In the end, with public works foreman Murray Holroyd not at the meeting, council determined it best for administration to go back to the drawing board and come back to council with further ideas instead of, as Coun. Rosella Peterman put it, “council sitting here spinning our wheels looking for a solution.”

Other business

Fuller also told council about an Aug. 4 break-in to the town shop, this was second such incident in three months. This time one of the town trucks was loaded up with a generator and other tools, with the truck found the next morning along Highway 21 empty. It’s estimated the items stolen were worth around $4,000 and an insurance claim has been filed.

Council was also updated on the status of several projects that have either been completed or are nearly done.

Both of the RV dumping stations — located at the Bashaw Municipal Campground along Highway 53 and at Heritage Park — have had the coin-operation water and sewer mechanisms installed.
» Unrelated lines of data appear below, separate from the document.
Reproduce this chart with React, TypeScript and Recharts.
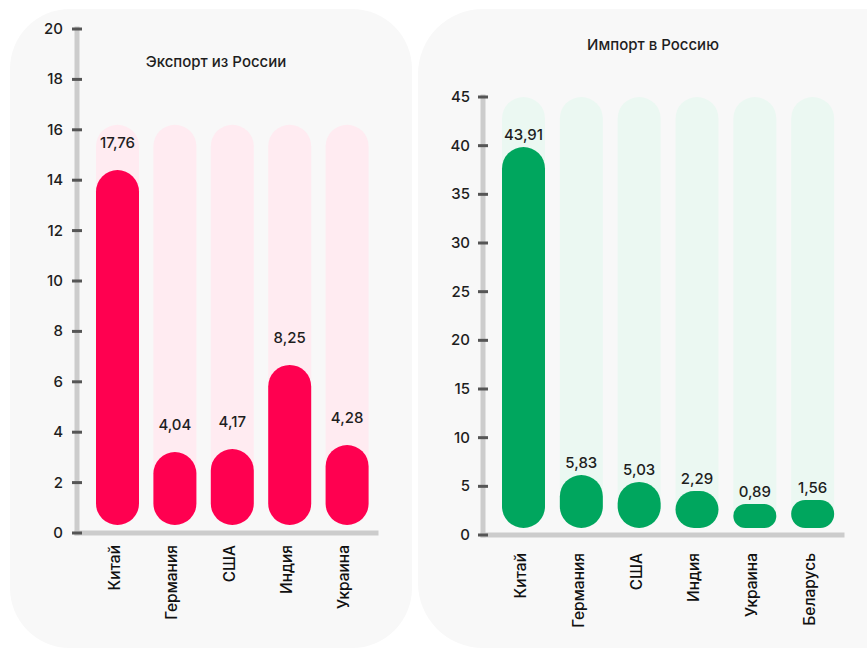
import React from 'react';
import { BarChart, Bar, XAxis, YAxis, LabelList } from 'recharts';

const FONT = 'Inter, "Noto Sans", sans-serif';

// ---- Экспорт из России ----
const exportCountries = ['Китай', 'Германия', 'США', 'Индия', 'Украина'];
const exportBars = [14.4, 3.21, 3.33, 6.67, 3.49];
const exportBackground = [16.2, 16.2, 16.2, 16.2, 16.2];
const exportLabels = ['17,76', '4,04', '4,17', '8,25', '4,28'];
const exportTicks = [0, 2, 4, 6, 8, 10, 12, 14, 16, 18, 20];
const exportEdges = [1, 2, 3, 4, 5];

// ---- Импорт в Россию ----
const importCountries = ['Китай', 'Германия', 'США', 'Индия', 'Украина', 'Беларусь'];
const importBars = [39.86, 6.16, 5.45, 4.52, 3.19, 3.6];
const importBackground = [45, 45, 45, 45, 45, 45];
const importLabels = ['43,91', '5,83', '5,03', '2,29', '0,89', '1,56'];
const importTicks = [0, 5, 10, 15, 20, 25, 30, 35, 40, 45];
const importEdges = [1, 2, 3, 4, 5, 6];

const buildRows = (cats: string[], vals: number[], bg: number[], labels: string[]) =>
  cats.map((c, i) => ({ name: c, value: vals[i], bg: bg[i], label: labels[i] }));

const exportRows = buildRows(exportCountries, exportBars, exportBackground, exportLabels);
const importRows = buildRows(importCountries, importBars, importBackground, importLabels);

const makePill = (gap: number) => (props: any) => {
  const { x, y, width, height, fill } = props;
  const h = Math.max(height - gap, 0);
  const r = Math.min(width / 2, h / 2);
  return <rect x={x} y={y} width={width} height={h} rx={r} ry={r} fill={fill} />;
};

const makeYTick = (labelGap: number) => (props: any) => {
  const { x, y, payload } = props;
  return (
    <g>
      <line x1={x - 5} x2={x + 5} y1={y} y2={y} stroke="#555" strokeWidth={3} />
      <text x={x - labelGap} y={y} dy={5} textAnchor="end" fill="#1e1e1e" fontSize={15} fontWeight={500} fontFamily={FONT}>
        {payload.value}
      </text>
    </g>
  );
};

const EdgeTick = (props: any) => (
  <line x1={props.x} x2={props.x} y1={props.y - 5} y2={props.y + 5} stroke="#555" strokeWidth={3} />
);

const makeCatTick = (dy: number) => (props: any) => {
  const { x, y, payload } = props;
  const tx = x + 2;
  const ty = y + dy;
  return (
    <text x={tx} y={ty} transform={`rotate(-90, ${tx}, ${ty})`} textAnchor="end" fill="#111" fontSize={15.5} fontWeight={500} fontFamily={FONT}>
      {payload.value}
    </text>
  );
};

const makeLabel = (off: number) => (p: any) => (
  <text x={p.x + p.width / 2} y={p.y - off} textAnchor="middle" fill="#1e1e1e" fontSize={15} fontWeight={500} fontFamily={FONT}>
    {p.value}
  </text>
);

const axisLineStyle = { stroke: '#cccccc', strokeWidth: 5, strokeLinecap: 'square' as const };

export default function App() {
  return (
    <div style={{ position: 'absolute', left: 0, top: 0, width: 867, height: 648, overflow: 'hidden', background: '#fff', fontFamily: FONT }}>
      <div style={{ position: 'absolute', left: 10, top: 9, width: 402, height: 639, borderRadius: 60, background: '#f8f8f8' }} />
      <div style={{ position: 'absolute', left: 418, top: 9, width: 520, height: 639, borderRadius: 65, background: '#f8f8f8' }} />
      <div style={{ position: 'absolute', left: 116, top: 52, width: 200, lineHeight: '20px', textAlign: 'center', fontSize: 15, fontWeight: 500, color: '#1e1e1e' }}>
        Экспорт из России
      </div>
      <div style={{ position: 'absolute', left: 553, top: 35, width: 200, lineHeight: '20px', textAlign: 'center', fontSize: 15, fontWeight: 500, color: '#1e1e1e' }}>
        Импорт в Россию
      </div>

      <div style={{ position: 'absolute', left: 0, top: 0 }}>
        <BarChart width={410} height={648} data={exportRows} margin={{ top: 29, right: 34, bottom: 15, left: 0 }} barGap={-43}>
          <XAxis xAxisId={0} type="number" domain={[0, 5]} allowDataOverflow ticks={exportEdges} interval={0}
            padding={{ left: 12, right: 0 }} height={0} axisLine={false} tickLine={false} tickSize={0} tickMargin={0}
            tick={EdgeTick} />
          <XAxis xAxisId={1} dataKey="name" type="category" interval={0} padding={{ left: 12, right: 0 }} height={100}
            axisLine={axisLineStyle} tickLine={false} tickSize={0} tickMargin={0} tick={makeCatTick(12)} />
          <YAxis type="number" domain={[0, 20]} ticks={exportTicks} interval={0} width={77}
            axisLine={axisLineStyle} tickLine={false} tickSize={0} tickMargin={0} tick={makeYTick(14)} />
          <Bar xAxisId={1} dataKey="bg" fill="#ffebf1" barSize={43} shape={makePill(8)} isAnimationActive={false} />
          <Bar xAxisId={1} dataKey="value" fill="#ff0050" barSize={43} shape={makePill(8)} isAnimationActive={false}>
            <LabelList dataKey="label" content={makeLabel(22)} />
          </Bar>
        </BarChart>
      </div>

      <div style={{ position: 'absolute', left: 418, top: 0 }}>
        <BarChart width={449} height={648} data={importRows} margin={{ top: 97, right: 25, bottom: 13, left: 0 }} barGap={-43}>
          <XAxis xAxisId={0} type="number" domain={[0, 6]} allowDataOverflow ticks={importEdges} interval={0}
            padding={{ left: 12, right: 0 }} height={0} axisLine={false} tickLine={false} tickSize={0} tickMargin={0}
            tick={EdgeTick} />
          <XAxis xAxisId={1} dataKey="name" type="category" interval={0} padding={{ left: 12, right: 0 }} height={100}
            axisLine={axisLineStyle} tickLine={false} tickSize={0} tickMargin={0} tick={makeCatTick(18)} />
          <YAxis type="number" domain={[0, 45]} ticks={importTicks} interval={0} width={65}
            axisLine={axisLineStyle} tickLine={false} tickSize={0} tickMargin={0} tick={makeYTick(13)} />
          <Bar xAxisId={1} dataKey="bg" fill="#ebf8f2" barSize={43} shape={makePill(7)} isAnimationActive={false} />
          <Bar xAxisId={1} dataKey="value" fill="#00a65e" barSize={43} shape={makePill(7)} isAnimationActive={false}>
            <LabelList dataKey="label" content={makeLabel(7)} />
          </Bar>
        </BarChart>
      </div>
    </div>
  );
}
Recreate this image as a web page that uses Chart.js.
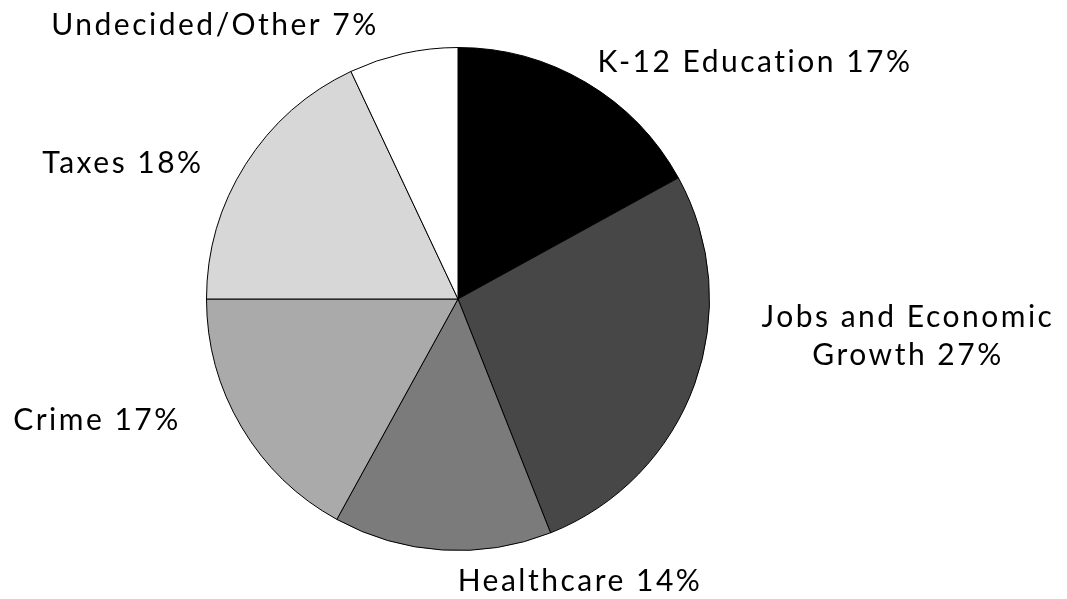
<!DOCTYPE html>
<html>
<head>
<meta charset="utf-8">
<script src="https://cdn.jsdelivr.net/npm/chart.js@4"></script>
<style>
  html, body { margin: 0; padding: 0; background: #fff; }
  #wrap { width: 1067px; height: 599px; }
</style>
</head>
<body>
<div id="wrap"><canvas id="pieChart"></canvas></div>
<script>
// Slice data
const categories = ['K-12 Education', 'Jobs and Economic Growth', 'Healthcare', 'Crime', 'Taxes', 'Undecided/Other'];
const shares = [17, 27, 14, 17, 18, 7];
const sliceColors = ['#000000', '#474747', '#7b7b7b', '#aaaaaa', '#d7d7d7', '#ffffff'];

// Label lines and where they sit relative to the pie centre (px)
const labelLines = [
    ['K-12 Education 17%'],
    ['Jobs and Economic', 'Growth 27%'],
    ['Healthcare 14%'],
    ['Crime 17%'],
    ['Taxes 18%'],
    ['Undecided/Other 7%']
];
const labelOffsets = [[297, -227], [450, 28], [122, 292], [-361, 131], [-335, -126], [-243, -264]];
const lineGap = 38;

// Draws the outside labels
const outsideLabels = {
    id: 'outsideLabels',
    afterDraw(chart) {
        const arc = chart.getDatasetMeta(0).data[0];
        if (!arc) return;
        const ctx = chart.ctx;
        ctx.save();
        ctx.font = '30px Lato, "Open Sans", sans-serif';
        ctx.letterSpacing = '2.5px';
        ctx.fillStyle = '#000';
        ctx.textAlign = 'center';
        ctx.textBaseline = 'alphabetic';
        labelLines.forEach((lines, i) => {
            const [dx, dy] = labelOffsets[i];
            lines.forEach((t, j) => ctx.fillText(t, arc.x + dx, arc.y + dy + j * lineGap));
        });
        ctx.restore();
    }
};

new Chart(document.getElementById('pieChart').getContext('2d'), {
    type: 'pie',
    data: {
        labels: categories,
        datasets: [{
            data: shares,
            backgroundColor: sliceColors,
            borderColor: '#000',
            borderWidth: 1
        }]
    },
    options: {
        responsive: true,
        maintainAspectRatio: false,
        animation: false,
        layout: { padding: { left: 206, right: 357, top: 46, bottom: 47 } },
        plugins: {
            legend: { display: false },
            tooltip: { enabled: false }
        }
    },
    plugins: [outsideLabels]
});
</script>
</body>
</html>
The stations take quarters, loonies and toonies with patrons paying $2 for sewer and water prices varying depending on the amount used.

The water tower has been painted white and the contractor is scheduled to return to paint the town emblem and name on it. Even without it, Mayor Penny Shantz stated she has received several remarks from people stating they love the new look.

A dock proposed for the town’s trout pond is being revisited. Coun. Schultz will be working with public works to figure out exactly what will work best — fixed or floating. The work is planned to be done this fall, but depending on the decision made, may be done over the winter.

An update was given on the status of the regional water line being connected, with Fuller telling council it may be October until Bashaw is no longer using its wells for residents.

Construction of the line, as well as a balancing chamber, has taken longer than the water commission anticipated, which has also meant Bashaw has been selling more water than was predicted and may lead to an unexpected revenue windfall at year-end.

Also on the water side, an engineer is working on providing the town with a price on constructing a non-potable bulk water station for the public. It would use two of the town’s wells once the new water line is operational.

In order to do that though, the town is awaiting for Alberta Environment to process an application to amend the use for those wells.

This story has been corrected to reflect the proper amount of the community hall maintenance contracts.